Because as children, they are confident in caregiver availability, secure children are free to focus their energies on play and exploring their interpersonal and natural environments. Having secure bases to return to when they meet with inevitable goal blockages or become frightened, these children will explore in ever widening circles. By extension, they should become increasingly successful in achieving their goals and develop hopeful ways of thinking. In this latter respect, when children seek comfort after failures, parents go beyond soothing distress and also provide the children with new strategies to use in successive goal pursuits.

As this process is continually repeated and children begin to internalizing the parents’ secure base functions (i.e., validating emotions; self-soothing; problem-solving new strategies or adopting new goals) they develop the confidence to act independently. Accordingly, as they mature through adolescence into adulthood, secure children become increasingly efficacious individuals who believe that; (a) they are lovable and worthy of support, (b) others as available and responsive, and (c) the world is a safe and predictable place. By extension, they have strong frustration tolerance, can tolerate ambiguity in relationships and at work, can deal effectively with others (without being over or under responsive), and can overcome the challenges that life throws in the way.

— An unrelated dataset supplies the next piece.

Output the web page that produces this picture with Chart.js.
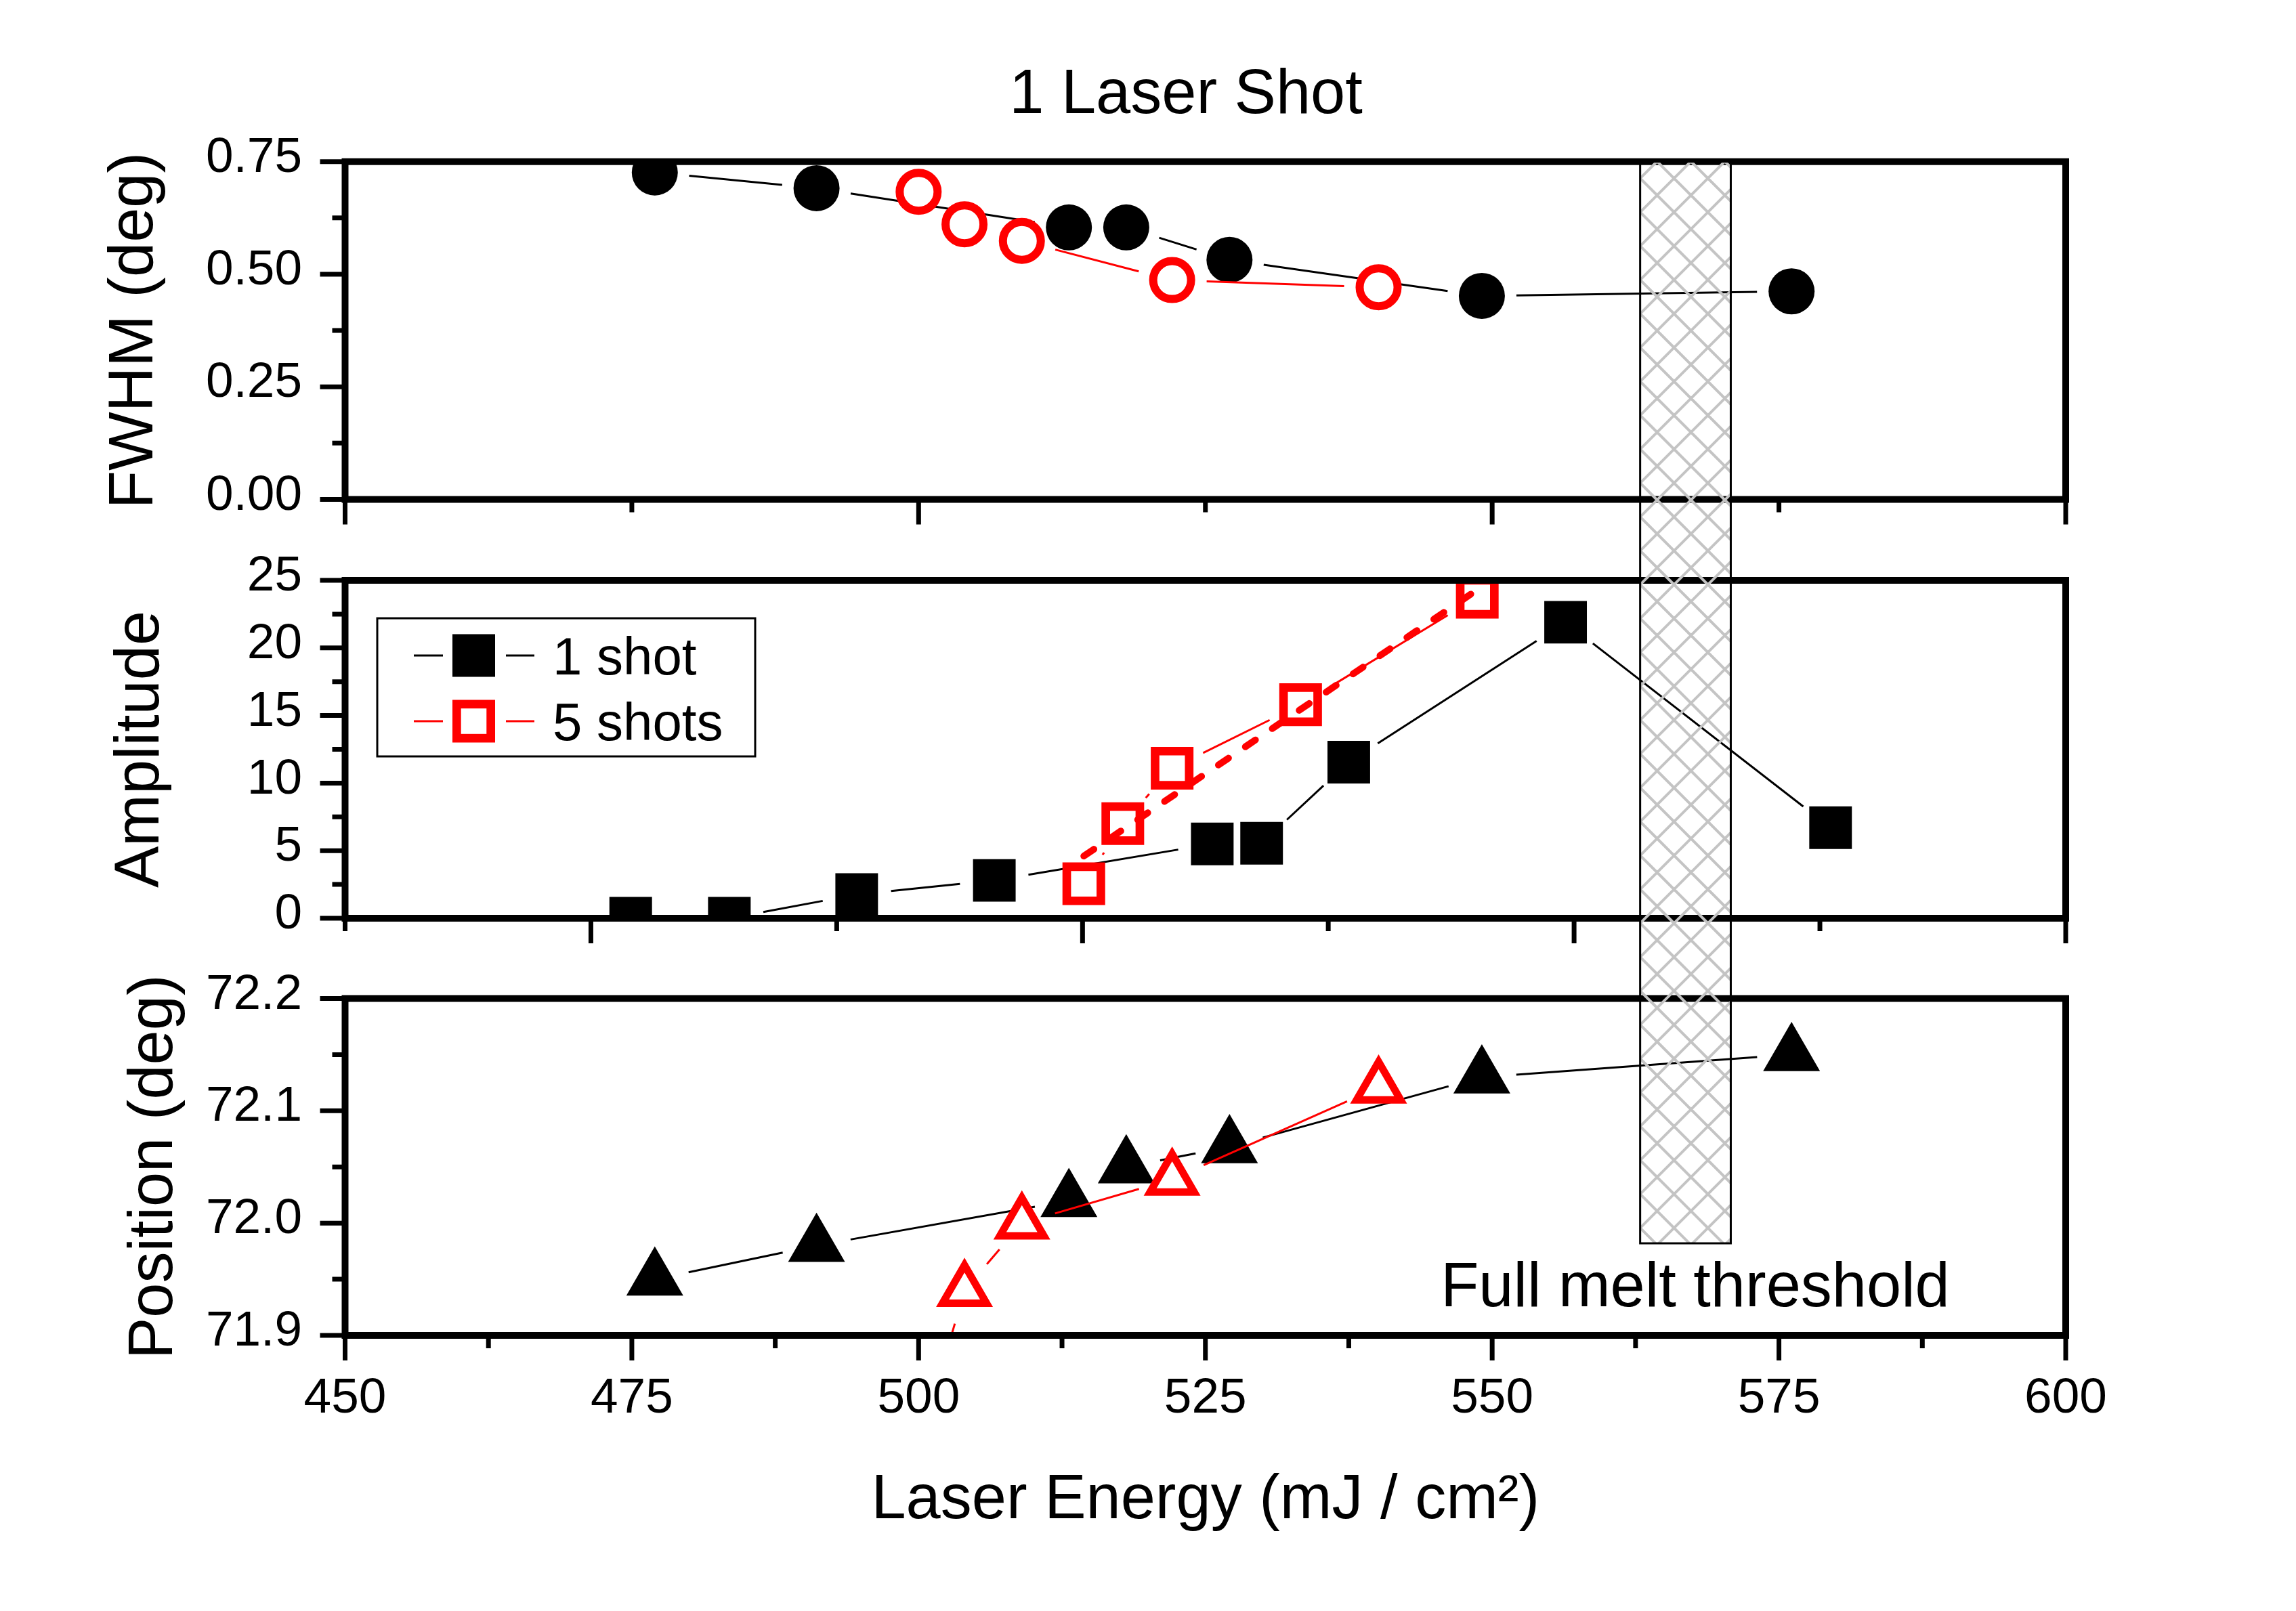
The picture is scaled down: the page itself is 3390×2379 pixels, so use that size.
<!DOCTYPE html>
<html>
<head>
<meta charset="utf-8">
<script src="https://cdn.jsdelivr.net/npm/chart.js@4/dist/chart.umd.min.js"></script>
<style>
html,body{margin:0;padding:0;background:#fff;overflow:hidden;}
#wrap{position:relative;width:3390px;height:2379px;background:#fff;}
#wrap canvas{position:absolute;left:0;top:0;}
</style>
</head>
<body>
<div id="wrap">
<canvas id="cFwhm" width="3390" height="2379"></canvas>
<canvas id="cAmp" width="3390" height="2379"></canvas>
<canvas id="cPos" width="3390" height="2379"></canvas>
</div>
<script>
// ---------------- data ----------------
const energy1Shot   = [477.0, 491.1, 513.1, 518.1, 527.1, 549.1, 576.1];
const energy5Shots  = [500.0, 504.0, 509.0, 522.1, 540.1];
const fwhm1Shot     = [0.726, 0.691, 0.604, 0.604, 0.532, 0.452, 0.462];
const fwhm5Shots    = [0.683, 0.611, 0.574, 0.487, 0.471];
const pos1Shot      = [71.950, 71.980, 72.020, 72.050, 72.068, 72.130, 72.150];
const pos5Shots     = [71.800, 71.940, 72.000, 72.039, 72.121];

const ampEnergy1Shot  = [474.9, 483.5, 494.6, 506.6, 525.6, 529.9, 537.5, 556.4, 579.5];
const amp1Shot        = [0.0, 0.0, 1.75, 2.8, 5.5, 5.55, 11.55, 21.9, 6.7];
const ampEnergy5Shots = [514.4, 517.8, 522.1, 533.3, 548.7];
const amp5Shots       = [2.55, 7.0, 11.1, 15.8, 23.75];
const ampFitEnergy    = [514.4, 548.7];
const ampFit          = [4.6, 24.3];

const meltBandEnergy  = [562.9, 570.8];
const meltBandBottom  = 71.982;

// ticks
const xTicks        = [450, 475, 500, 525, 550, 575, 600];
const xTickLabels   = ['450', '475', '500', '525', '550', '575', '600'];
const xMinorBottom  = [462.5, 487.5, 512.5, 537.5, 562.5, 587.5];
const xMajorTop     = [450, 500, 550, 600];
const xMinorTop     = [475, 525, 575];
const xMajorMid     = [471.43, 514.29, 557.14, 600];
const xMinorMid     = [450, 492.86, 535.71, 578.57];
const fwhmTicks     = [0, 0.25, 0.5, 0.75];
const fwhmTickLabels= ['0.00', '0.25', '0.50', '0.75'];
const fwhmMinor     = [0.125, 0.375, 0.625];
const ampTicks      = [0, 5, 10, 15, 20, 25];
const ampTickLabels = ['0', '5', '10', '15', '20', '25'];
const ampMinor      = [2.5, 7.5, 12.5, 17.5, 22.5];
const posTicks      = [71.9, 72.0, 72.1, 72.2];
const posTickLabels = ['71.9', '72.0', '72.1', '72.2'];
const posMinor      = [71.95, 72.05, 72.15];

const legendItems = [
  {label: '1 shot',  color: '#000000', filled: true},
  {label: '5 shots', color: '#ff0000', filled: false}
];

// ---------------- layout / style ----------------
const FONT = "'Liberation Sans', Arial, Helvetica, sans-serif";
const W = 3390, H = 2379;
const PLOT_LEFT = 509.5, PLOT_RIGHT = 3050;
const PANELS = {
  fwhm: [238.7, 737.5],
  amp:  [857.0, 1356.0],
  pos:  [1474.5, 1972.0]
};
const RED = '#ff0000';
const GAP = 51;

function gapDash(c) {
  const p0 = c.p0, p1 = c.p1;
  const L = Math.hypot(p1.x - p0.x, p1.y - p0.y);
  const vis = L - 2 * GAP;
  if (vis <= 0) return [0, L + 200];
  return [0, GAP, vis, L + 200];
}

function pts(xs, ys) { return xs.map((x, i) => ({x: x, y: ys[i]})); }

function yAxis(min, max, ticks, labels, title, titlePad) {
  return {
    type: 'linear', min: min, max: max,
    afterBuildTicks: s => { s.ticks = ticks.map(v => ({value: v})); },
    afterFit: s => { s.width = PLOT_LEFT; },
    grid: {display: false, drawTicks: false},
    border: {display: false},
    ticks: {
      callback: (v, i) => labels[i],
      font: {family: FONT, size: 73}, color: '#000',
      padding: 63.5, labelOffset: -5, autoSkip: false, maxRotation: 0
    },
    title: {display: true, text: title, color: '#000',
      font: {family: FONT, size: 92}, padding: {top: titlePad, bottom: 0}}
  };
}

function hiddenX() {
  return {type: 'linear', min: 450, max: 600, display: false};
}

const framePlugin = {
  id: 'panelFrame',
  afterDatasetsDraw(chart, args, o) {
    const {ctx, chartArea: a, scales: {x, y}} = chart;
    ctx.save();
    ctx.strokeStyle = '#000';
    ctx.lineCap = 'butt';
    ctx.lineWidth = 7;
    ctx.beginPath();
    o.yMajor.forEach(v => { const p = y.getPixelForValue(v); ctx.moveTo(a.left - 37, p); ctx.lineTo(a.left, p); });
    o.yMinor.forEach(v => { const p = y.getPixelForValue(v); ctx.moveTo(a.left - 19, p); ctx.lineTo(a.left, p); });
    o.xMajor.forEach(v => { const p = x.getPixelForValue(v); ctx.moveTo(p, a.bottom); ctx.lineTo(p, a.bottom + 37); });
    o.xMinor.forEach(v => { const p = x.getPixelForValue(v); ctx.moveTo(p, a.bottom); ctx.lineTo(p, a.bottom + 19); });
    ctx.stroke();
    ctx.lineWidth = 10;
    ctx.lineJoin = 'miter';
    ctx.strokeRect(a.left, a.top, a.right - a.left, a.bottom - a.top);
    ctx.restore();
  }
};

const titlePlugin = {
  id: 'mainTitle',
  afterDraw(chart, args, o) {
    const ctx = chart.ctx;
    ctx.save();
    ctx.fillStyle = '#000';
    ctx.font = '92px ' + FONT;
    ctx.textAlign = 'center';
    ctx.textBaseline = 'alphabetic';
    ctx.fillText(o.text, o.x, o.y);
    ctx.restore();
  }
};

const legendPlugin = {
  id: 'shotLegend',
  afterDraw(chart, args, o) {
    const ctx = chart.ctx;
    ctx.save();
    ctx.fillStyle = '#fff';
    ctx.fillRect(557, 913, 558, 204);
    ctx.strokeStyle = '#000';
    ctx.lineWidth = 3;
    ctx.strokeRect(557, 913, 558, 204);
    const rows = [968, 1065];
    legendItems.forEach((it, i) => {
      const cy = rows[i];
      ctx.strokeStyle = it.color;
      ctx.lineWidth = 3;
      ctx.beginPath();
      ctx.moveTo(611, cy); ctx.lineTo(654, cy);
      ctx.moveTo(747, cy); ctx.lineTo(789, cy);
      ctx.stroke();
      if (it.filled) {
        ctx.fillStyle = it.color;
        ctx.fillRect(699.5 - 31.5, cy - 31.5, 63, 63);
      } else {
        ctx.fillStyle = '#fff';
        ctx.fillRect(699.5 - 31.5, cy - 31.5, 63, 63);
        ctx.strokeStyle = it.color;
        ctx.lineWidth = 12.7;
        ctx.strokeRect(699.5 - 31.5 + 6.35, cy - 31.5 + 6.35, 63 - 12.7, 63 - 12.7);
      }
      ctx.fillStyle = '#000';
      ctx.font = '78px ' + FONT;
      ctx.textAlign = 'left';
      ctx.textBaseline = 'alphabetic';
      ctx.fillText(it.label, 816, cy + 28);
    });
    ctx.restore();
  }
};

const meltPlugin = {
  id: 'meltBand',
  afterDraw(chart) {
    const {ctx, scales: {x, y}} = chart;
    const top = PANELS.fwhm[0];
    const left = x.getPixelForValue(meltBandEnergy[0]);
    const right = x.getPixelForValue(meltBandEnergy[1]);
    const bottom = y.getPixelForValue(meltBandBottom);
    ctx.save();
    ctx.beginPath();
    ctx.rect(left, top, right - left, bottom - top);
    ctx.clip();
    ctx.strokeStyle = '#c4c4c4';
    ctx.lineWidth = 4;
    ctx.beginPath();
    const step = 50;
    const k0 = Math.floor((left + top) / step) - 2, k1 = Math.ceil((right + bottom) / step) + 2;
    for (let k = k0; k <= k1; k++) {
      const c = k * step + 35;
      ctx.moveTo(left - 5, c - (left - 5)); ctx.lineTo(right + 5, c - (right + 5));
    }
    const m0 = Math.floor((left - bottom) / step) - 2, m1 = Math.ceil((right - top) / step) + 2;
    for (let k = m0; k <= m1; k++) {
      const c = k * step + 8.3;
      ctx.moveTo(left - 5, (left - 5) - c); ctx.lineTo(right + 5, (right + 5) - c);
    }
    ctx.stroke();
    ctx.restore();
    ctx.save();
    ctx.strokeStyle = '#000';
    ctx.lineWidth = 3;
    ctx.strokeRect(left, top, right - left, bottom - top);
    ctx.fillStyle = '#000';
    ctx.font = '92px ' + FONT;
    ctx.textAlign = 'center';
    ctx.textBaseline = 'alphabetic';
    ctx.fillText('Full melt threshold', x.getPixelForValue(567.7), y.getPixelForValue(71.926));
    ctx.restore();
  }
};

function baseOptions(panel, extra) {
  return Object.assign({
    responsive: false,
    maintainAspectRatio: false,
    animation: false,
    devicePixelRatio: 1,
    events: [],
    layout: {padding: {left: 0, right: W - PLOT_RIGHT, top: panel[0], bottom: H - panel[1]}},
    elements: {line: {tension: 0}}
  }, extra);
}

function lineSet(data, color, order, point) {
  return Object.assign({
    data: data,
    borderColor: color,
    borderWidth: 3,
    fill: false,
    order: order,
    segment: {borderDash: gapDash},
    pointBorderColor: color
  }, point);
}

// ---------------- top panel : FWHM ----------------
new Chart(document.getElementById('cFwhm'), {
  type: 'line',
  data: {datasets: [
    lineSet(pts(energy5Shots, fwhm5Shots), RED, 1,
      {pointStyle: 'circle', pointRadius: 28, pointHoverRadius: 28, pointBorderWidth: 12, pointBackgroundColor: '#fff'}),
    lineSet(pts(energy1Shot, fwhm1Shot), '#000', 2,
      {pointStyle: 'circle', pointRadius: 34, pointHoverRadius: 34, pointBorderWidth: 0, pointBackgroundColor: '#000'})
  ]},
  options: baseOptions(PANELS.fwhm, {
    scales: {x: hiddenX(), y: yAxis(0, 0.75, fwhmTicks, fwhmTickLabels, 'FWHM (deg)', 144.9)},
    plugins: {
      legend: {display: false}, tooltip: {enabled: false},
      panelFrame: {xMajor: xMajorTop, xMinor: xMinorTop, yMajor: fwhmTicks, yMinor: fwhmMinor},
      mainTitle: {text: '1 Laser Shot', x: 1751, y: 166.5}
    }
  }),
  plugins: [framePlugin, titlePlugin]
});

// ---------------- middle panel : Amplitude ----------------
new Chart(document.getElementById('cAmp'), {
  type: 'line',
  data: {datasets: [
    {data: pts(ampFitEnergy, ampFit), borderColor: RED, borderWidth: 10, borderDash: [18, 30],
     borderCapStyle: 'round', pointRadius: 0, pointHoverRadius: 0, fill: false, order: 0},
    lineSet(pts(ampEnergy5Shots, amp5Shots), RED, 1,
      {pointStyle: 'rect', pointRadius: 35.6, pointHoverRadius: 35.6, pointBorderWidth: 12.7, pointBackgroundColor: '#fff'}),
    lineSet(pts(ampEnergy1Shot, amp1Shot), '#000', 2,
      {pointStyle: 'rect', pointRadius: 44.5, pointHoverRadius: 44.5, pointBorderWidth: 0, pointBackgroundColor: '#000'})
  ]},
  options: baseOptions(PANELS.amp, {
    scales: {x: hiddenX(), y: yAxis(0, 25, ampTicks, ampTickLabels, 'Amplitude', 153.9)},
    plugins: {
      legend: {display: false}, tooltip: {enabled: false},
      panelFrame: {xMajor: xMajorMid, xMinor: xMinorMid, yMajor: ampTicks, yMinor: ampMinor}
    }
  }),
  plugins: [framePlugin, legendPlugin]
});

// ---------------- bottom panel : Position ----------------
new Chart(document.getElementById('cPos'), {
  type: 'line',
  data: {datasets: [
    lineSet(pts(energy5Shots, pos5Shots), RED, 1,
      {pointStyle: 'triangle', pointRadius: 37.5, pointHoverRadius: 37.5, pointBorderWidth: 11, pointBackgroundColor: '#fff'}),
    lineSet(pts(energy1Shot, pos1Shot), '#000', 2,
      {pointStyle: 'triangle', pointRadius: 48.5, pointHoverRadius: 48.5, pointBorderWidth: 0, pointBackgroundColor: '#000'})
  ]},
  options: baseOptions(PANELS.pos, {
    layout: {padding: {left: 0, right: W - PLOT_RIGHT, top: PANELS.pos[0], bottom: 0}},
    scales: {
      x: {
        type: 'linear', min: 450, max: 600,
        afterBuildTicks: s => { s.ticks = xTicks.map(v => ({value: v})); },
        afterFit: s => { s.height = H - PANELS.pos[1]; },
        grid: {display: false, drawTicks: false},
        border: {display: false},
        ticks: {callback: (v, i) => xTickLabels[i], font: {family: FONT, size: 73}, color: '#000',
                padding: 50, autoSkip: false, maxRotation: 0, minRotation: 0},
        title: {display: true, text: 'Laser Energy (mJ / cm²)', color: '#000',
                font: {family: FONT, size: 92}, padding: {top: 0, bottom: 106.8}}
      },
      y: yAxis(71.9, 72.2, posTicks, posTickLabels, 'Position (deg)', 173.8)
    },
    plugins: {
      legend: {display: false}, tooltip: {enabled: false},
      panelFrame: {xMajor: xTicks, xMinor: xMinorBottom, yMajor: posTicks, yMinor: posMinor}
    }
  }),
  plugins: [framePlugin, meltPlugin]
});
</script>
</body>
</html>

Starting with next month’s post, I will lay out what happens when parents do not respond to their children in ways that foster secure attachment. Parenting in the way described in this article, is not as much a natural process as one might think and we all tend to parent the way we were parented. For this reason, there is about a 70% probability that you will have the same attachment style as your mother. But rest assured, that if you are one of the 45% of the population who have one of the “insecure” attachment styles, you can learn to capitalize on your specific strengths and use the processes involved in secure attachment to over-ride the problematic emotions or behaviors that get in the way of having rewarding relationships.